> [Exercise objective]: Starting at the first line of the listing below, repeat each line exactly until the line containing "(Rft) at (476,176)", which you include. Leave out pictures.

> [Material]:

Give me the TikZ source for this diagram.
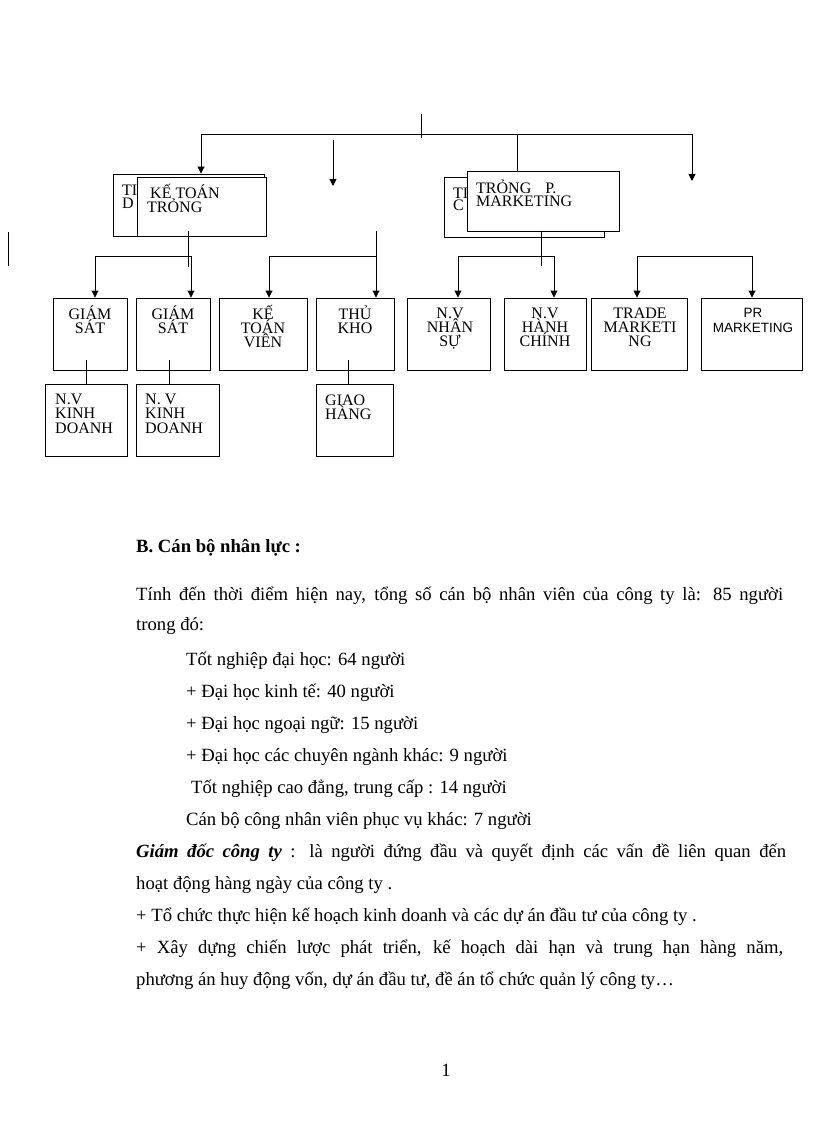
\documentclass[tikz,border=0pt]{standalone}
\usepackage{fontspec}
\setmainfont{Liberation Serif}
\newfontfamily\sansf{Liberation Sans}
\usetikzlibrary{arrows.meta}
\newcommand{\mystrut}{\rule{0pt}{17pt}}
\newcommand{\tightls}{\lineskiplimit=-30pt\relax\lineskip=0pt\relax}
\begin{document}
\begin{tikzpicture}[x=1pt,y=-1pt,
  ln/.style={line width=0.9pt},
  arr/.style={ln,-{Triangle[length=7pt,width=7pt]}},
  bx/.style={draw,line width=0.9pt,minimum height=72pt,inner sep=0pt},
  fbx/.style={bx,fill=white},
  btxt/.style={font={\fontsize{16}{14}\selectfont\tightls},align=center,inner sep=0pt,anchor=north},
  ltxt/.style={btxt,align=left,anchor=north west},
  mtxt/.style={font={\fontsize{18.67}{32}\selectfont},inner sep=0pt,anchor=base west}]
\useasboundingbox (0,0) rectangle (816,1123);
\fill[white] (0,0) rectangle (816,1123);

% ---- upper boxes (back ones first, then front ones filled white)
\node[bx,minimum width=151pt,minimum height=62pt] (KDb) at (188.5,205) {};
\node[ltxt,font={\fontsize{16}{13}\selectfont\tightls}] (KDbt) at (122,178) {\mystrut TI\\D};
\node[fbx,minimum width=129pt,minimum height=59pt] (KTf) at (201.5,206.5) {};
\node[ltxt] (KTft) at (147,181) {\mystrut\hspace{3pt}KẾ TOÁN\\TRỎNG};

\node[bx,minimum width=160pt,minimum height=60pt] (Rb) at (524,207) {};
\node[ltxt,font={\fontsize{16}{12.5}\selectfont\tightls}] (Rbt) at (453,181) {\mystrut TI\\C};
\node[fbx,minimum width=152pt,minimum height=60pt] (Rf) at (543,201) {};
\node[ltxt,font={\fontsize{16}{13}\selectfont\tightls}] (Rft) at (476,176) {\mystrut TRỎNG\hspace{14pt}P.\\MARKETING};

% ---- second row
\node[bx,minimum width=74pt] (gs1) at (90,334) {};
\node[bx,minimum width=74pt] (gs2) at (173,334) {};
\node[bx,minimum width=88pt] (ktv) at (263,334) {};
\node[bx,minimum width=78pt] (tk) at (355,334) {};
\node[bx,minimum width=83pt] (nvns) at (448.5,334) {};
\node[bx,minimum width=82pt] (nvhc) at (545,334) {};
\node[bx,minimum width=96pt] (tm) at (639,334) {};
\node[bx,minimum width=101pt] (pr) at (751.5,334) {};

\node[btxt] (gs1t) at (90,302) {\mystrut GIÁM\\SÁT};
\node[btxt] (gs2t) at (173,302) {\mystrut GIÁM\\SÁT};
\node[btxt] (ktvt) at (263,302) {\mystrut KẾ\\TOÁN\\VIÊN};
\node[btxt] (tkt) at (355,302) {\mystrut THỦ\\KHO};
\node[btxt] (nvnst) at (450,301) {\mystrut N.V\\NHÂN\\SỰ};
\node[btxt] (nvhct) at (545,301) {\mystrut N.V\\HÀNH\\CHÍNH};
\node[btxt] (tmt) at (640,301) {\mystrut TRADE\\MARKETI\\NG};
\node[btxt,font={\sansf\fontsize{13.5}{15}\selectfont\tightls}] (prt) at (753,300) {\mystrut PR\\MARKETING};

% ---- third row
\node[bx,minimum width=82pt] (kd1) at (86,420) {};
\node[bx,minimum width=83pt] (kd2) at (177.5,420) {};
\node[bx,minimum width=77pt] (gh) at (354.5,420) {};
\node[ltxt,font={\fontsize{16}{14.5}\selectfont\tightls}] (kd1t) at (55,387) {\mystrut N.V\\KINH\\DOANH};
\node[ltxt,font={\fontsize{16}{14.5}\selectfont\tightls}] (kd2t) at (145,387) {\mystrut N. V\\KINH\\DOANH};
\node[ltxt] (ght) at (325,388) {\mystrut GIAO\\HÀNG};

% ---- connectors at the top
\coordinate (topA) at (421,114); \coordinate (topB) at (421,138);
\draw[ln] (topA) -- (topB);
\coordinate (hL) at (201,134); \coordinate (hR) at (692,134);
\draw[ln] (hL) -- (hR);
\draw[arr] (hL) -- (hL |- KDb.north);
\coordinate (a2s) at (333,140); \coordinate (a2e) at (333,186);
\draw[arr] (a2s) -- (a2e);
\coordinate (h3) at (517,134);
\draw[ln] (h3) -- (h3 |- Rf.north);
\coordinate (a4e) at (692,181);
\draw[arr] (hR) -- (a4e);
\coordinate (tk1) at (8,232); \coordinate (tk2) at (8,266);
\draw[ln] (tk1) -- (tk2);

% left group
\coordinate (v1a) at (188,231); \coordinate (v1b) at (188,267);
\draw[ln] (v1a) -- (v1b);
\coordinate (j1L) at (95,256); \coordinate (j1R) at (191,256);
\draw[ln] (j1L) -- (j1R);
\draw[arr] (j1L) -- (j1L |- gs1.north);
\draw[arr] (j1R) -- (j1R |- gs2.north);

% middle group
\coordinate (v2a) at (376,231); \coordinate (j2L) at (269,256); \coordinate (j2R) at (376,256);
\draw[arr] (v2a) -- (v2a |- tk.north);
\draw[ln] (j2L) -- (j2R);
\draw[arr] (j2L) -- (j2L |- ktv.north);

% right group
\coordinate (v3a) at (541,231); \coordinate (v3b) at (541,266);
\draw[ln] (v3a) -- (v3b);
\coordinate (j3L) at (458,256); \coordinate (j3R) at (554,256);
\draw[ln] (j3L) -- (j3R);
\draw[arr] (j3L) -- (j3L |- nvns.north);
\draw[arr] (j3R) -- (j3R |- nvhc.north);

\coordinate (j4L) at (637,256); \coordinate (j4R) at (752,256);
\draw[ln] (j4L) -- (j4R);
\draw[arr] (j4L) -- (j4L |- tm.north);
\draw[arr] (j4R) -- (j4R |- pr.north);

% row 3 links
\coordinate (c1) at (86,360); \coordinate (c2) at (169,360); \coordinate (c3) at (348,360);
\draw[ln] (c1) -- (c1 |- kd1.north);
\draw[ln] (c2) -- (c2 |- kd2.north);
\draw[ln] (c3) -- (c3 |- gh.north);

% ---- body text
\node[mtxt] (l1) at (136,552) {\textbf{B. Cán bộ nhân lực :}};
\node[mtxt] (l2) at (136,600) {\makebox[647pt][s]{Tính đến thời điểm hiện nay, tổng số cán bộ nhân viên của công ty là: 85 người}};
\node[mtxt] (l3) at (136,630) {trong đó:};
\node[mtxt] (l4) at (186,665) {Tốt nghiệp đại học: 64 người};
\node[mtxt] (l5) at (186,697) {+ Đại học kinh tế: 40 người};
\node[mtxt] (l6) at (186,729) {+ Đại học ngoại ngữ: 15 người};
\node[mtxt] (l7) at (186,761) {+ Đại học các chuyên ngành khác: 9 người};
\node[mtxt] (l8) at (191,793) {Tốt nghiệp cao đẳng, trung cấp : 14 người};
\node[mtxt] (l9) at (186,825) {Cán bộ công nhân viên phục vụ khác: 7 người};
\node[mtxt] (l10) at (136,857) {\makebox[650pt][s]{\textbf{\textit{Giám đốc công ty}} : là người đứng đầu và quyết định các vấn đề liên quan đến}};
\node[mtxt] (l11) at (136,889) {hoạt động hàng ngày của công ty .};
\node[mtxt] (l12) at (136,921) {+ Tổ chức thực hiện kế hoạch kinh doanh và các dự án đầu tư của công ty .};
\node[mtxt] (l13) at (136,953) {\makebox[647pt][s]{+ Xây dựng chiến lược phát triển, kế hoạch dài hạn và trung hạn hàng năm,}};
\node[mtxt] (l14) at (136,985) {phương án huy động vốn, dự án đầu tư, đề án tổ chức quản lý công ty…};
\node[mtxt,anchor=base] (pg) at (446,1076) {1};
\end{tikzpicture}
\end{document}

> [Exercise solution]:
Give me the TikZ source for this diagram.
\documentclass[tikz,border=0pt]{standalone}
\usepackage{fontspec}
\setmainfont{Liberation Serif}
\newfontfamily\sansf{Liberation Sans}
\usetikzlibrary{arrows.meta}
\newcommand{\mystrut}{\rule{0pt}{17pt}}
\newcommand{\tightls}{\lineskiplimit=-30pt\relax\lineskip=0pt\relax}
\begin{document}
\begin{tikzpicture}[x=1pt,y=-1pt,
  ln/.style={line width=0.9pt},
  arr/.style={ln,-{Triangle[length=7pt,width=7pt]}},
  bx/.style={draw,line width=0.9pt,minimum height=72pt,inner sep=0pt},
  fbx/.style={bx,fill=white},
  btxt/.style={font={\fontsize{16}{14}\selectfont\tightls},align=center,inner sep=0pt,anchor=north},
  ltxt/.style={btxt,align=left,anchor=north west},
  mtxt/.style={font={\fontsize{18.67}{32}\selectfont},inner sep=0pt,anchor=base west}]
\useasboundingbox (0,0) rectangle (816,1123);
\fill[white] (0,0) rectangle (816,1123);

% ---- upper boxes (back ones first, then front ones filled white)
\node[bx,minimum width=151pt,minimum height=62pt] (KDb) at (188.5,205) {};
\node[ltxt,font={\fontsize{16}{13}\selectfont\tightls}] (KDbt) at (122,178) {\mystrut TI\\D};
\node[fbx,minimum width=129pt,minimum height=59pt] (KTf) at (201.5,206.5) {};
\node[ltxt] (KTft) at (147,181) {\mystrut\hspace{3pt}KẾ TOÁN\\TRỎNG};

\node[bx,minimum width=160pt,minimum height=60pt] (Rb) at (524,207) {};
\node[ltxt,font={\fontsize{16}{12.5}\selectfont\tightls}] (Rbt) at (453,181) {\mystrut TI\\C};
\node[fbx,minimum width=152pt,minimum height=60pt] (Rf) at (543,201) {};
\node[ltxt,font={\fontsize{16}{13}\selectfont\tightls}] (Rft) at (476,176) {\mystrut TRỎNG\hspace{14pt}P.\\MARKETING};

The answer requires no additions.